Your task: Pull each line containing "Write" out of the data and copy it.

Exercise materials:

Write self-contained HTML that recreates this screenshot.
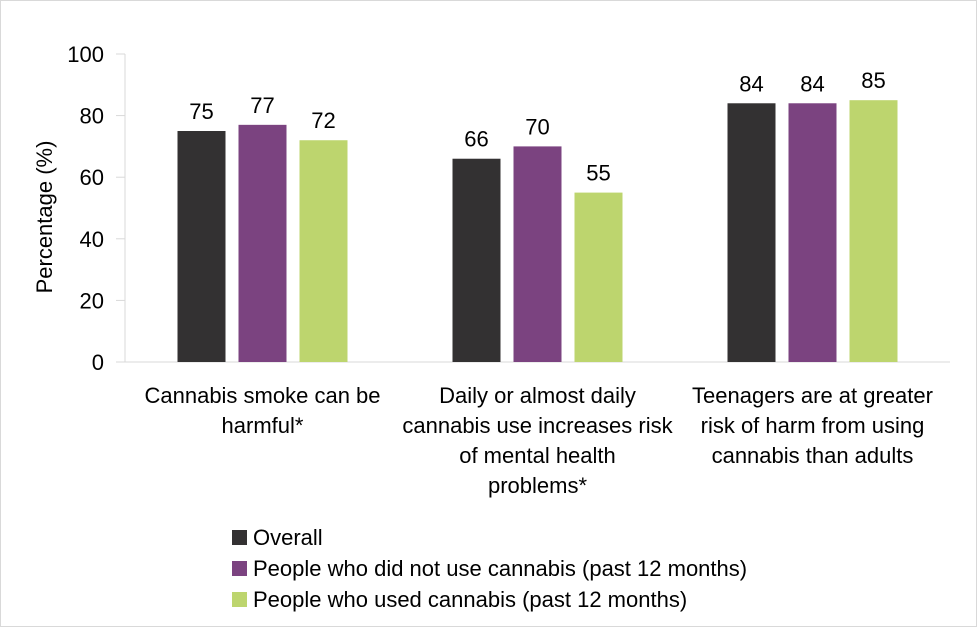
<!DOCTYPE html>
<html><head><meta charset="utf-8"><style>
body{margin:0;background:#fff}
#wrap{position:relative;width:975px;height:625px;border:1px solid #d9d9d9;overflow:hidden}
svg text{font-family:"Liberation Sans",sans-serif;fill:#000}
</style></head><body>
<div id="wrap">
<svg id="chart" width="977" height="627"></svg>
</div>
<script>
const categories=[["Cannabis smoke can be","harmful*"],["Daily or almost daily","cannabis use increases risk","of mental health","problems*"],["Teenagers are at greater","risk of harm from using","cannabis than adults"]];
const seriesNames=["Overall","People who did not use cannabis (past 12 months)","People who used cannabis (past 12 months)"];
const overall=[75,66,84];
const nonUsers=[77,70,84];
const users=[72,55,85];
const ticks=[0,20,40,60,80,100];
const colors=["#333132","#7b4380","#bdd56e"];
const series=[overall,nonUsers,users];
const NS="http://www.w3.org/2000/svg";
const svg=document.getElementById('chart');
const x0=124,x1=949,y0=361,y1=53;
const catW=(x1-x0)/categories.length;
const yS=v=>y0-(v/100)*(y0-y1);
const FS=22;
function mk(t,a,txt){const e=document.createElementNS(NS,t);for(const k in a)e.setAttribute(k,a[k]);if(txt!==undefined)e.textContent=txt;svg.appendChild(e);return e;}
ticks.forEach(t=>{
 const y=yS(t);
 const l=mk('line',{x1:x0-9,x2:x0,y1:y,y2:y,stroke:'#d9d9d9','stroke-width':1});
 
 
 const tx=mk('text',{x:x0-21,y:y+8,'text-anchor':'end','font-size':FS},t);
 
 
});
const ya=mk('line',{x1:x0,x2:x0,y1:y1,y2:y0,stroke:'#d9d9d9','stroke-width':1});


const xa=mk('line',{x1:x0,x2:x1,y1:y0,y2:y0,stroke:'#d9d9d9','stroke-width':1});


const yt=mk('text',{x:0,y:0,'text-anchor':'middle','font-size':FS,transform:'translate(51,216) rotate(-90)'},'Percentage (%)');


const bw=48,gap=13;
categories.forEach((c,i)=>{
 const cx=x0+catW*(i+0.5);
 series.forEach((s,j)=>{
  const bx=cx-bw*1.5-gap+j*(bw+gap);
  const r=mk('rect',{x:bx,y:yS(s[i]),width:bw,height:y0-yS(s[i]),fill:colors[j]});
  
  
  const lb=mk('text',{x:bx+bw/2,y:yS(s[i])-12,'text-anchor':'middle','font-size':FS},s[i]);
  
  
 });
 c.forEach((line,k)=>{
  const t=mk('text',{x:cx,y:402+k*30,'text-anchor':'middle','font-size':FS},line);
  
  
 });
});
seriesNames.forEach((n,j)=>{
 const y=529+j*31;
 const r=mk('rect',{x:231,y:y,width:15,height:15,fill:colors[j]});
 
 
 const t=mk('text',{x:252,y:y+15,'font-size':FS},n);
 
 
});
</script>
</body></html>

--

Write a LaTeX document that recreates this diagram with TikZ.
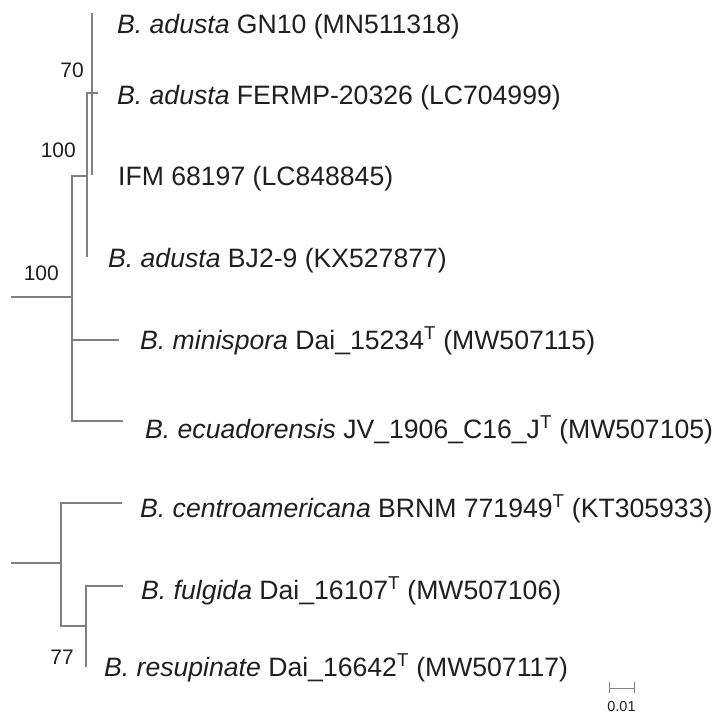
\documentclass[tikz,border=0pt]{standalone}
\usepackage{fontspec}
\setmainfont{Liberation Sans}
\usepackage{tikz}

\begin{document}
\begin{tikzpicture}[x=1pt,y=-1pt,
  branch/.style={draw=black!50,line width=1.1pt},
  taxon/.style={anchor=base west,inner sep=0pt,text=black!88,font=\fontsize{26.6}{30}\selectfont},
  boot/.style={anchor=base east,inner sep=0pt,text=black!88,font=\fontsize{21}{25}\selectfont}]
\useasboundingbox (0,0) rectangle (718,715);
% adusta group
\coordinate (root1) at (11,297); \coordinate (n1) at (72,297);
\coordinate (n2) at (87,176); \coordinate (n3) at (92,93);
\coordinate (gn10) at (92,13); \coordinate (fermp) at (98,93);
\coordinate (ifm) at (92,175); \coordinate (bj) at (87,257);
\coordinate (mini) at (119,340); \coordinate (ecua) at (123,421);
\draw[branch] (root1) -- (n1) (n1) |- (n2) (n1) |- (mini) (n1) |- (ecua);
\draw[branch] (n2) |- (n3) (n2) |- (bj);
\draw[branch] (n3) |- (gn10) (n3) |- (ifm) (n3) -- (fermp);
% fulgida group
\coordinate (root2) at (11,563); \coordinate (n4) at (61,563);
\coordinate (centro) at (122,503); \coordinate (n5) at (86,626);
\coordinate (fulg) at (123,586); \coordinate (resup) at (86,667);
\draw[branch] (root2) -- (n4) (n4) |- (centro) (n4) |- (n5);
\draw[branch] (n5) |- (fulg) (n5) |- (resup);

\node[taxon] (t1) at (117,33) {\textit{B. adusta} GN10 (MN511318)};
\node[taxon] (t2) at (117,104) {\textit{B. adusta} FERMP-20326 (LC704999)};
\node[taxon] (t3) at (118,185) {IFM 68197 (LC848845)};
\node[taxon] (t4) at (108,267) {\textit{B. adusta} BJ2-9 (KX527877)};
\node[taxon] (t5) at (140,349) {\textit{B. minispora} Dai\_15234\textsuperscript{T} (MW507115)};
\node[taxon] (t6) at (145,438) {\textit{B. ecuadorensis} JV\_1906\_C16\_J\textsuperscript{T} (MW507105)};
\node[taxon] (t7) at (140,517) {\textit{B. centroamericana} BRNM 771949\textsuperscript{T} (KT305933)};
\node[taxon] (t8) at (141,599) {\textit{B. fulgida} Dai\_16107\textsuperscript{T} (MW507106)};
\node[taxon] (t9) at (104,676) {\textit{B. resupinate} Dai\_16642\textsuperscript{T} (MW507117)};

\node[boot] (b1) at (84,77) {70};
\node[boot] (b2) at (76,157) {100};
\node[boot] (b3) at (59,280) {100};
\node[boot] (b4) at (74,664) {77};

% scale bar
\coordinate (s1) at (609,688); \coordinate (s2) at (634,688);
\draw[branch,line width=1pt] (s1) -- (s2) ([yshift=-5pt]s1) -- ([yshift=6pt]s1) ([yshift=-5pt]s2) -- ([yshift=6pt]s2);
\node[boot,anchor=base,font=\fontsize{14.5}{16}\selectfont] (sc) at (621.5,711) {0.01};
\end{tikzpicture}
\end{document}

--

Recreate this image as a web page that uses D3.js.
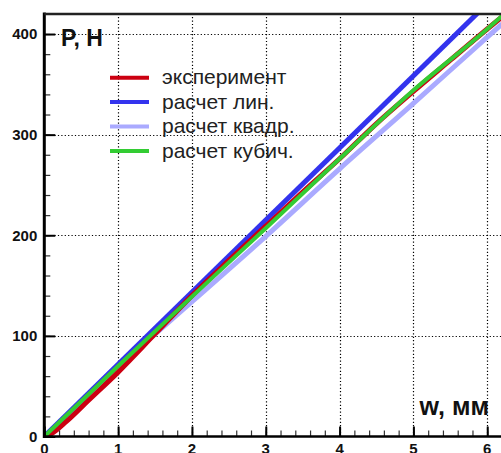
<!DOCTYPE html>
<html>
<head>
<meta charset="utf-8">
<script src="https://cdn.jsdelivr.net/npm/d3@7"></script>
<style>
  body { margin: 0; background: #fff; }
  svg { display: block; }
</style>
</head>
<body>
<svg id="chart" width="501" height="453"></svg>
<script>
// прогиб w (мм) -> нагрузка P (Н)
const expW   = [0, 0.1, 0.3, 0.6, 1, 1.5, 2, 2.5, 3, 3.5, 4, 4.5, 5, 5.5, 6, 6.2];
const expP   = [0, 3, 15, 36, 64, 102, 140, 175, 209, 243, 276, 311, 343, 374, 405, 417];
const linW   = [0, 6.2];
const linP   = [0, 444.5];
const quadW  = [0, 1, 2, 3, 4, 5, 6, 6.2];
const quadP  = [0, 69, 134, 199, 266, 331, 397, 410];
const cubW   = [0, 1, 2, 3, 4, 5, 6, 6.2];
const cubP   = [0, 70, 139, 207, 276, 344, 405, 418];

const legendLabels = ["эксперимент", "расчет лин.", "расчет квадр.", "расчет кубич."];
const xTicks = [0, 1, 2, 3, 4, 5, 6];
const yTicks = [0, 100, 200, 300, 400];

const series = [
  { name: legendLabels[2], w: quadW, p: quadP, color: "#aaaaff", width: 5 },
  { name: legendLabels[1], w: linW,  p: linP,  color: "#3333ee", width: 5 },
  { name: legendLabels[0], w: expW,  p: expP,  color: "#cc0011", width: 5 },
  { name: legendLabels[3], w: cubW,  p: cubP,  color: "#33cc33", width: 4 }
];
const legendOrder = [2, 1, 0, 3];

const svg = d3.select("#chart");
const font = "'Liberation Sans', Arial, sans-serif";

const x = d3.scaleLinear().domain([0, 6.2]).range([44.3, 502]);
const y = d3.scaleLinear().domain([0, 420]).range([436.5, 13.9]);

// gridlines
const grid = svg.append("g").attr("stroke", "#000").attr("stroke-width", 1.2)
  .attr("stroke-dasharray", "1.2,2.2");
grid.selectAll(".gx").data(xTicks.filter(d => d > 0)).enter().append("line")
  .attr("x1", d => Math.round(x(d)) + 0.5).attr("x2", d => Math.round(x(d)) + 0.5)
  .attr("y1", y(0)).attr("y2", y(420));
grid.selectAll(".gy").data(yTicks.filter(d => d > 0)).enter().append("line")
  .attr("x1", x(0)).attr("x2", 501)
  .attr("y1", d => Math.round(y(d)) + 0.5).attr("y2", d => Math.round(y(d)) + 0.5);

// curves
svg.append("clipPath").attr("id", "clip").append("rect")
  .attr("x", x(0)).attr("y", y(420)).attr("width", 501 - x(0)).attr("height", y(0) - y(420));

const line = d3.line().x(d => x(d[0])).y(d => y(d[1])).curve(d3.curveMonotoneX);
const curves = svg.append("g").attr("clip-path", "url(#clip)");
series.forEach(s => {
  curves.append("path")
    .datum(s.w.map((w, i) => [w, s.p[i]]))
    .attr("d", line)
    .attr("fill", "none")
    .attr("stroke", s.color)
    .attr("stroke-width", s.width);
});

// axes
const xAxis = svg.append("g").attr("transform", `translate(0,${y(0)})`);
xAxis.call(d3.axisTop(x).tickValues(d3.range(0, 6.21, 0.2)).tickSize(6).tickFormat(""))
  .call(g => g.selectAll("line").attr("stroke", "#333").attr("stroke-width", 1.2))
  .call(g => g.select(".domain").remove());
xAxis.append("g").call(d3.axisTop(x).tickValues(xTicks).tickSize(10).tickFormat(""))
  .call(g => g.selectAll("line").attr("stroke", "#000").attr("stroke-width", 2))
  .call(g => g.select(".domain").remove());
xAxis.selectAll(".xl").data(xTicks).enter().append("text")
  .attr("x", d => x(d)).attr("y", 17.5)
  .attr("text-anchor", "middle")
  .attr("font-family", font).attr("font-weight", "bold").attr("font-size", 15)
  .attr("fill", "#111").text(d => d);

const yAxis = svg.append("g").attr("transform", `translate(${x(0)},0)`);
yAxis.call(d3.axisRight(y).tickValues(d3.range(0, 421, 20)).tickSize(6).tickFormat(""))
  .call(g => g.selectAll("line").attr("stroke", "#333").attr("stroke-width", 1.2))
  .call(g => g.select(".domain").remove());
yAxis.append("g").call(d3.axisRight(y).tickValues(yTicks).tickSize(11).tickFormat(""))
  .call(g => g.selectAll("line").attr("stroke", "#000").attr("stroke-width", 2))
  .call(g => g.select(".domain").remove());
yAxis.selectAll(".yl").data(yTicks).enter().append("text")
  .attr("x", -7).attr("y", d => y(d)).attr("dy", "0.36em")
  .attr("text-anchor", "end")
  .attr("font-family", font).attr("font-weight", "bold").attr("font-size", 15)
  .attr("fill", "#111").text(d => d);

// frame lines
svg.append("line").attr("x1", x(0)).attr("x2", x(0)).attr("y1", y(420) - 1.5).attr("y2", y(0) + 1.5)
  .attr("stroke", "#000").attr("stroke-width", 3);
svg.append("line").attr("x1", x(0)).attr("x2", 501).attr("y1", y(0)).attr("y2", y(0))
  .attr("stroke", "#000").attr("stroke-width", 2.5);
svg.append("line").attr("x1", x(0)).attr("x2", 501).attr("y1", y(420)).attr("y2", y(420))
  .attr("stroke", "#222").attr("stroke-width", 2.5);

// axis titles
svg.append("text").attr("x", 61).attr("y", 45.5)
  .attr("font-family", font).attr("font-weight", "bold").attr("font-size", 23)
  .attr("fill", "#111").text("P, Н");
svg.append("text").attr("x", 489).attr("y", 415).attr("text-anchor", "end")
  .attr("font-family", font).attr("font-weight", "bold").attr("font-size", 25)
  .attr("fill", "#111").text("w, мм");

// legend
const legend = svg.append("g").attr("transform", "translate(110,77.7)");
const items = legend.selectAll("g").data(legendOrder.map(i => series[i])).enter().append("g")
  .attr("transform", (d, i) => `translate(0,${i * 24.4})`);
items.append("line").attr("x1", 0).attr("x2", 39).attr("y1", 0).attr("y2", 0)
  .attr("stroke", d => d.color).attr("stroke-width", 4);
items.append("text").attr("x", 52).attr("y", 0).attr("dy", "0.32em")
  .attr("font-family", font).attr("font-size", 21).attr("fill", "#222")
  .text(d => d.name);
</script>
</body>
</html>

Exercise output:
Write self-contained HTML that recreates this screenshot.
Write a LaTeX document that recreates this diagram with TikZ.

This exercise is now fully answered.